Study offers four options for fate of GSA warehouses

ksaldarini@govexec.com

A independent contractor has completed a study looking at ways to improve the financial condition of the General Services Administration's Federal Supply Service warehouse system, the commissioner of FSS told agency employees this week. The study brings GSA one step closer toward making a decision on the fate of the warehouses and the 2,000 employees who work in them.

In January, GSA hired an outside consultant to review the financial health of its supply warehouses. GSA last summer announced it would close the eight warehouses in FSS's stock program. The American Federation of Government Employees has been fighting that decision ever since, and convinced GSA Administrator David Barram to hold off on the closures until an independent study of the warehouses' future was completed.

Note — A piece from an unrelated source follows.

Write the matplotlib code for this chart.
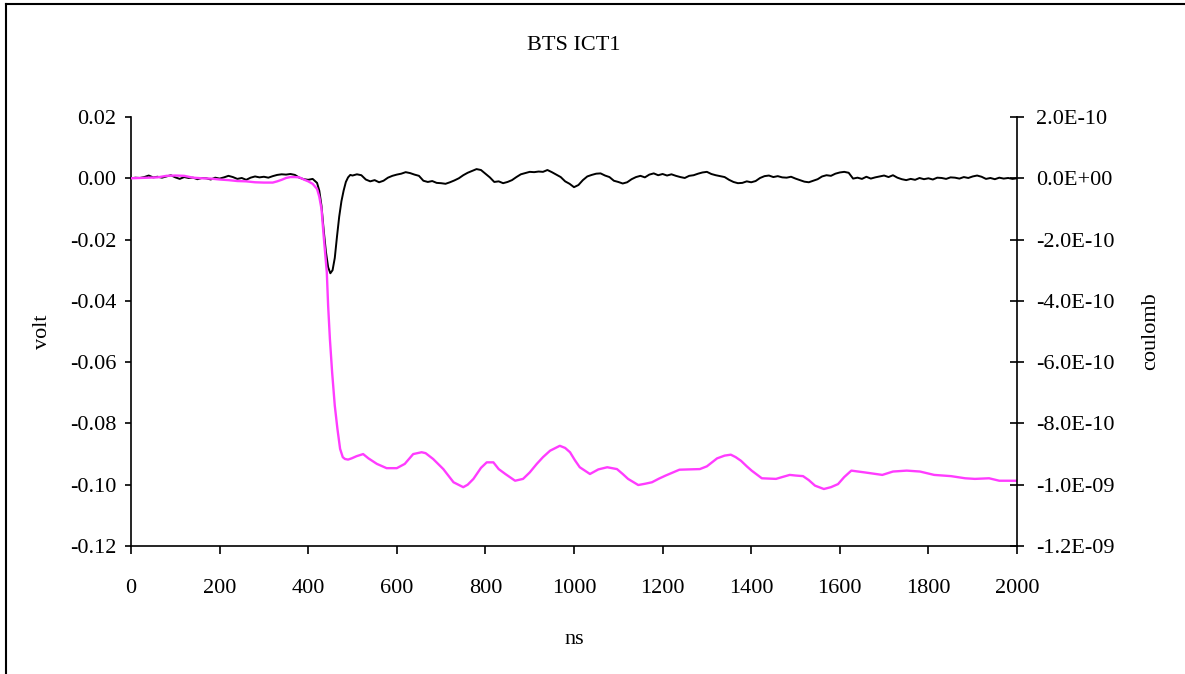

The study, produced by consultants from the Logistics Management Institute of McLean, Va., analyzed the GSA stock program and presented four options for making it more efficient and financially solvent.

The first option, called "a more efficient status quo," recommends ways of improving the current stock program without closing any facilities. The second option involves closing one or more of the warehouses while streamlining program operations. Option three would contract out some of the work to a private vendor, and the fourth option is to close all of the warehouses.

Both parties acknowledge that the report is not the final word on the fate of the stock program.

"The study lays our four general alternatives and says what to look at when comparing them. There's an infinite number of variations. What the parties need to come to an agreement on is the best variation," said AFGE spokesman Phil Kete.

In a memo to GSA employees, Federal Supply Service Commissioner Frank Pugliese also said GSA might choose a course of action not included among the four options.

One solution not listed, for example, is a staged change, in which warehouse facilities are shut down over a period of years, Kete said.

Options three and four involve outsourcing under Office of Management and Budget Circular A-76, a time-consuming alternative Kete says GSA probably wouldn't want to deal with.

AFGE officials believe the final decision will likely fall somewhere within options one and two, because the stock program has a lot of inefficiencies that could be corrected. "It is pretty clear to us that the savings necessary to make the stock program viable are achievable. We are not insisting necessarily that all eight facilities remain open," Kete said.

Pugliese did not indicate any leanings toward a particular option, but said "the analysis leaves no doubt that substantial, durable and long-term changes must be made, likely through some combined approach or variation of the alternatives."

Discussions between the two parties have come a long way since last July, when GSA announced it was shutting down the warehouses and AFGE filed an unfair labor practice charge with the Federal Labor Relations Authority.

GSA is no longer insisting on a total warehouse shutdown, and Kete said discussions are, "at the moment, consistent with partnership."

"It's a big change from last summer. Now, there seems to be recognition that the stock program can be improved," Kete said. He cautioned, however, that "partnership is as partnership does," indicating that the relationship between the two parties still hinges on what happens to the warehouses.

Pugliese pledged to work with employee unions "to ensure GSA employees and their interests are carefully considered throughout the development of any final plan on the future of GSA's supply system."